AIM
Transcribe every line exactly. Leave the pictures behind.

* Begin DATASET EXCERPT *

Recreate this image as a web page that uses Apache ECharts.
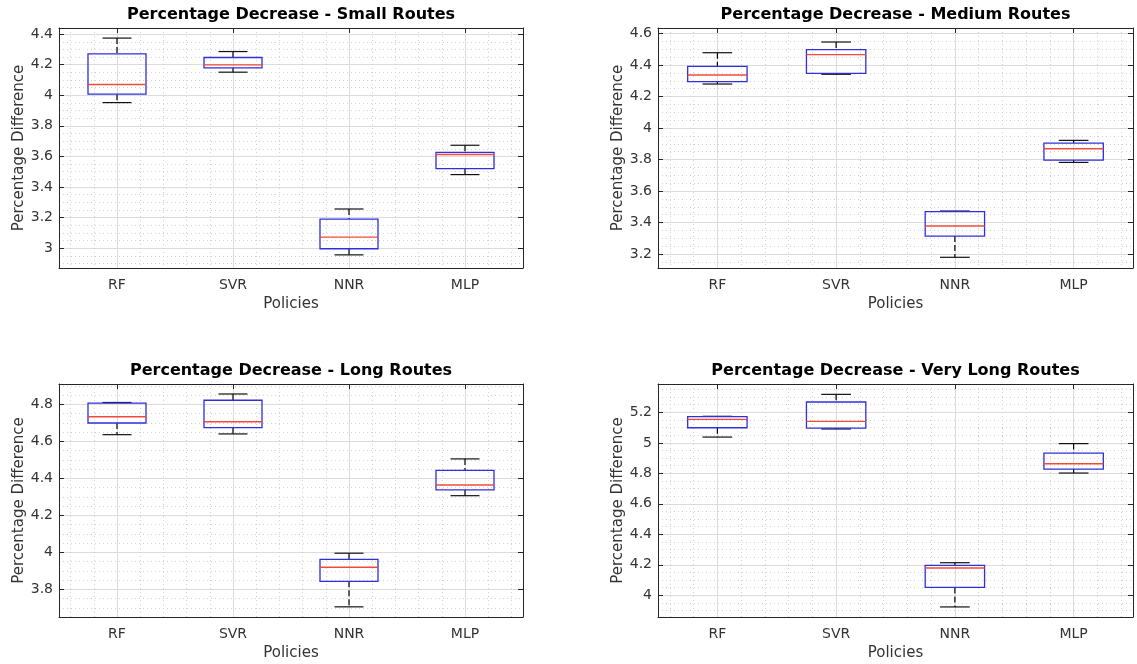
<!DOCTYPE html>
<html>
<head>
<meta charset="utf-8">
<script src="https://cdn.jsdelivr.net/npm/echarts@6/dist/echarts.min.js"></script>
<style>
html,body{margin:0;padding:0;background:#fff;}
#main{width:1137px;height:664px;}
</style>
</head>
<body>
<div id="main"></div>
<script>
var policies=['RF','SVR','NNR','MLP'];

// each row: min, q1, median, q3, max
var smallRoutes=[[3.952,4.007,4.070,4.271,4.374],[4.151,4.179,4.199,4.247,4.286],[2.956,2.996,3.072,3.190,3.256],[3.481,3.520,3.612,3.627,3.673]];
var mediumRoutes=[[4.280,4.295,4.337,4.392,4.479],[4.342,4.348,4.467,4.498,4.547],[3.179,3.314,3.378,3.469,3.473],[3.782,3.797,3.869,3.905,3.922]];
var longRoutes=[[4.636,4.699,4.733,4.807,4.810],[4.640,4.674,4.706,4.822,4.856],[3.705,3.843,3.919,3.962,3.995],[4.306,4.337,4.364,4.443,4.505]];
var veryLongRoutes=[[5.038,5.099,5.154,5.172,5.174],[5.091,5.097,5.141,5.268,5.318],[3.924,4.052,4.179,4.197,4.214],[4.802,4.828,4.863,4.933,4.995]];

var smallLim=[2.87,4.44];
var mediumLim=[3.111,4.636];
var longLim=[3.65,4.91];
var veryLongLim=[3.858,5.386];

var panels=[
	{title:'Percentage Decrease - Small Routes',data:smallRoutes,lim:smallLim,box:[59,28,464,240]},
	{title:'Percentage Decrease - Medium Routes',data:mediumRoutes,lim:mediumLim,box:[658,28,475,240]},
	{title:'Percentage Decrease - Long Routes',data:longRoutes,lim:longLim,box:[59,384,464,233]},
	{title:'Percentage Decrease - Very Long Routes',data:veryLongRoutes,lim:veryLongLim,box:[658,384,475,233]}
];

var axisColor='#262626';
var textColor='#333';
var majorGrid='#dcdcdc';
var minorGrid='#d2d2d2';

function renderBox(params,api){
	var i=api.value(0);
	var lo=api.coord([i,api.value(1)]);
	var q1=api.coord([i,api.value(2)]);
	var md=api.coord([i,api.value(3)]);
	var q3=api.coord([i,api.value(4)]);
	var hi=api.coord([i,api.value(5)]);
	var band=api.size([1,0])[0];
	var bw=band*0.5,cw=band*0.25,x=q1[0];
	var dash={stroke:'#000',lineWidth:1.2,lineDash:[6,3]};
	var solid={stroke:'#111',lineWidth:1.2};
	return {type:'group',children:[
		{type:'line',shape:{x1:x,y1:hi[1],x2:x,y2:q3[1]},style:dash},
		{type:'line',shape:{x1:x,y1:q1[1],x2:x,y2:lo[1]},style:dash},
		{type:'line',shape:{x1:x-cw/2,y1:hi[1],x2:x+cw/2,y2:hi[1]},style:solid},
		{type:'line',shape:{x1:x-cw/2,y1:lo[1],x2:x+cw/2,y2:lo[1]},style:solid},
		{type:'rect',shape:{x:x-bw/2,y:q3[1],width:bw,height:q1[1]-q3[1]},style:{fill:null,stroke:'#2f2fdc',lineWidth:1.3}},
		{type:'line',shape:{x1:x-bw/2,y1:md[1],x2:x+bw/2,y2:md[1]},style:{stroke:'#ef4a3a',lineWidth:1.4}}
	]};
}

function buildOption(){
	var option={
		backgroundColor:'#fff',
		animation:false,
		textStyle:{fontFamily:'DejaVu Sans'},
		title:[],grid:[],xAxis:[],yAxis:[],series:[]
	};
	panels.forEach(function(p,k){
		var b=p.box;
		option.title.push({
			text:p.title,left:b[0]+b[2]/2,top:b[1]-21,textAlign:'center',padding:0,
			textStyle:{fontSize:16,fontWeight:'bold',color:'#000',fontFamily:'DejaVu Sans'}
		});
		option.grid.push({left:b[0],top:b[1],width:b[2],height:b[3],containLabel:false});
		// categories along the bottom
		option.xAxis.push({
			type:'category',gridIndex:k,data:policies,boundaryGap:true,position:'bottom',
			axisLine:{lineStyle:{color:axisColor}},
			axisTick:{inside:true,alignWithLabel:true,length:5,lineStyle:{color:axisColor}},
			axisLabel:{color:textColor,fontSize:14,margin:10},
			splitLine:{show:false},
			name:'Policies',nameLocation:'middle',nameGap:29,
			nameTextStyle:{color:textColor,fontSize:15}
		});
		// value axis on top, only for the grid lines
		option.xAxis.push({
			type:'value',gridIndex:k,position:'top',min:0.5,max:4.5,splitNumber:4,
			axisLine:{show:true,lineStyle:{color:axisColor}},
			axisTick:{show:true,inside:true,length:5,lineStyle:{color:axisColor}},
			axisLabel:{show:false},
			splitLine:{show:true,lineStyle:{color:majorGrid}},
			minorTick:{show:false,splitNumber:5},
			minorSplitLine:{show:true,lineStyle:{color:minorGrid,type:[1,3]}}
		});
		option.yAxis.push({
			type:'value',gridIndex:k,min:p.lim[0],max:p.lim[1],splitNumber:8,
			axisLine:{show:true,lineStyle:{color:axisColor}},
			axisTick:{show:true,inside:true,length:5,lineStyle:{color:axisColor}},
			axisLabel:{color:textColor,fontSize:14,margin:6,showMinLabel:false,showMaxLabel:false},
			splitLine:{show:true,lineStyle:{color:majorGrid}},
			minorTick:{show:false,splitNumber:4},
			minorSplitLine:{show:true,lineStyle:{color:minorGrid,type:[1,3]}},
			name:'Percentage Difference',nameLocation:'middle',nameGap:27,
			nameTextStyle:{color:textColor,fontSize:15}
		});
		option.yAxis.push({
			type:'value',gridIndex:k,position:'right',min:p.lim[0],max:p.lim[1],splitNumber:8,
			axisLine:{show:true,lineStyle:{color:axisColor}},
			axisTick:{show:true,inside:true,length:5,lineStyle:{color:axisColor}},
			axisLabel:{show:false},
			splitLine:{show:false}
		});
		option.series.push({
			type:'custom',xAxisIndex:2*k,yAxisIndex:2*k,
			renderItem:renderBox,
			encode:{x:0,y:[1,2,3,4,5]},
			data:p.data.map(function(r,i){return [i].concat(r);})
		});
	});
	return option;
}

var myChart=echarts.init(document.getElementById('main'));
myChart.setOption(buildOption());
</script>
</body>
</html>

* End DATASET EXCERPT *

RESULT FOR THIS TASK
Recreate this image as a web page that uses Apache ECharts.
<!DOCTYPE html>
<html>
<head>
<meta charset="utf-8">
<script src="https://cdn.jsdelivr.net/npm/echarts@6/dist/echarts.min.js"></script>
<style>
html,body{margin:0;padding:0;background:#fff;}
#main{width:1137px;height:664px;}
</style>
</head>
<body>
<div id="main"></div>
<script>
var policies=['RF','SVR','NNR','MLP'];

// each row: min, q1, median, q3, max
var smallRoutes=[[3.952,4.007,4.070,4.271,4.374],[4.151,4.179,4.199,4.247,4.286],[2.956,2.996,3.072,3.190,3.256],[3.481,3.520,3.612,3.627,3.673]];
var mediumRoutes=[[4.280,4.295,4.337,4.392,4.479],[4.342,4.348,4.467,4.498,4.547],[3.179,3.314,3.378,3.469,3.473],[3.782,3.797,3.869,3.905,3.922]];
var longRoutes=[[4.636,4.699,4.733,4.807,4.810],[4.640,4.674,4.706,4.822,4.856],[3.705,3.843,3.919,3.962,3.995],[4.306,4.337,4.364,4.443,4.505]];
var veryLongRoutes=[[5.038,5.099,5.154,5.172,5.174],[5.091,5.097,5.141,5.268,5.318],[3.924,4.052,4.179,4.197,4.214],[4.802,4.828,4.863,4.933,4.995]];

var smallLim=[2.87,4.44];
var mediumLim=[3.111,4.636];
var longLim=[3.65,4.91];
var veryLongLim=[3.858,5.386];

var panels=[
	{title:'Percentage Decrease - Small Routes',data:smallRoutes,lim:smallLim,box:[59,28,464,240]},
	{title:'Percentage Decrease - Medium Routes',data:mediumRoutes,lim:mediumLim,box:[658,28,475,240]},
	{title:'Percentage Decrease - Long Routes',data:longRoutes,lim:longLim,box:[59,384,464,233]},
	{title:'Percentage Decrease - Very Long Routes',data:veryLongRoutes,lim:veryLongLim,box:[658,384,475,233]}
];

var axisColor='#262626';
var textColor='#333';
var majorGrid='#dcdcdc';
var minorGrid='#d2d2d2';

function renderBox(params,api){
	var i=api.value(0);
	var lo=api.coord([i,api.value(1)]);
	var q1=api.coord([i,api.value(2)]);
	var md=api.coord([i,api.value(3)]);
	var q3=api.coord([i,api.value(4)]);
	var hi=api.coord([i,api.value(5)]);
	var band=api.size([1,0])[0];
	var bw=band*0.5,cw=band*0.25,x=q1[0];
	var dash={stroke:'#000',lineWidth:1.2,lineDash:[6,3]};
	var solid={stroke:'#111',lineWidth:1.2};
	return {type:'group',children:[
		{type:'line',shape:{x1:x,y1:hi[1],x2:x,y2:q3[1]},style:dash},
		{type:'line',shape:{x1:x,y1:q1[1],x2:x,y2:lo[1]},style:dash},
		{type:'line',shape:{x1:x-cw/2,y1:hi[1],x2:x+cw/2,y2:hi[1]},style:solid},
		{type:'line',shape:{x1:x-cw/2,y1:lo[1],x2:x+cw/2,y2:lo[1]},style:solid},
		{type:'rect',shape:{x:x-bw/2,y:q3[1],width:bw,height:q1[1]-q3[1]},style:{fill:null,stroke:'#2f2fdc',lineWidth:1.3}},
		{type:'line',shape:{x1:x-bw/2,y1:md[1],x2:x+bw/2,y2:md[1]},style:{stroke:'#ef4a3a',lineWidth:1.4}}
	]};
}

function buildOption(){
	var option={
		backgroundColor:'#fff',
		animation:false,
		textStyle:{fontFamily:'DejaVu Sans'},
		title:[],grid:[],xAxis:[],yAxis:[],series:[]
	};
	panels.forEach(function(p,k){
		var b=p.box;
		option.title.push({
			text:p.title,left:b[0]+b[2]/2,top:b[1]-21,textAlign:'center',padding:0,
			textStyle:{fontSize:16,fontWeight:'bold',color:'#000',fontFamily:'DejaVu Sans'}
		});
		option.grid.push({left:b[0],top:b[1],width:b[2],height:b[3],containLabel:false});
		// categories along the bottom
		option.xAxis.push({
			type:'category',gridIndex:k,data:policies,boundaryGap:true,position:'bottom',
			axisLine:{lineStyle:{color:axisColor}},
			axisTick:{inside:true,alignWithLabel:true,length:5,lineStyle:{color:axisColor}},
			axisLabel:{color:textColor,fontSize:14,margin:10},
			splitLine:{show:false},
			name:'Policies',nameLocation:'middle',nameGap:29,
			nameTextStyle:{color:textColor,fontSize:15}
		});
		// value axis on top, only for the grid lines
		option.xAxis.push({
			type:'value',gridIndex:k,position:'top',min:0.5,max:4.5,splitNumber:4,
			axisLine:{show:true,lineStyle:{color:axisColor}},
			axisTick:{show:true,inside:true,length:5,lineStyle:{color:axisColor}},
			axisLabel:{show:false},
			splitLine:{show:true,lineStyle:{color:majorGrid}},
			minorTick:{show:false,splitNumber:5},
			minorSplitLine:{show:true,lineStyle:{color:minorGrid,type:[1,3]}}
		});
		option.yAxis.push({
			type:'value',gridIndex:k,min:p.lim[0],max:p.lim[1],splitNumber:8,
			axisLine:{show:true,lineStyle:{color:axisColor}},
			axisTick:{show:true,inside:true,length:5,lineStyle:{color:axisColor}},
			axisLabel:{color:textColor,fontSize:14,margin:6,showMinLabel:false,showMaxLabel:false},
			splitLine:{show:true,lineStyle:{color:majorGrid}},
			minorTick:{show:false,splitNumber:4},
			minorSplitLine:{show:true,lineStyle:{color:minorGrid,type:[1,3]}},
			name:'Percentage Difference',nameLocation:'middle',nameGap:27,
			nameTextStyle:{color:textColor,fontSize:15}
		});
		option.yAxis.push({
			type:'value',gridIndex:k,position:'right',min:p.lim[0],max:p.lim[1],splitNumber:8,
			axisLine:{show:true,lineStyle:{color:axisColor}},
			axisTick:{show:true,inside:true,length:5,lineStyle:{color:axisColor}},
			axisLabel:{show:false},
			splitLine:{show:false}
		});
		option.series.push({
			type:'custom',xAxisIndex:2*k,yAxisIndex:2*k,
			renderItem:renderBox,
			encode:{x:0,y:[1,2,3,4,5]},
			data:p.data.map(function(r,i){return [i].concat(r);})
		});
	});
	return option;
}

var myChart=echarts.init(document.getElementById('main'));
myChart.setOption(buildOption());
</script>
</body>
</html>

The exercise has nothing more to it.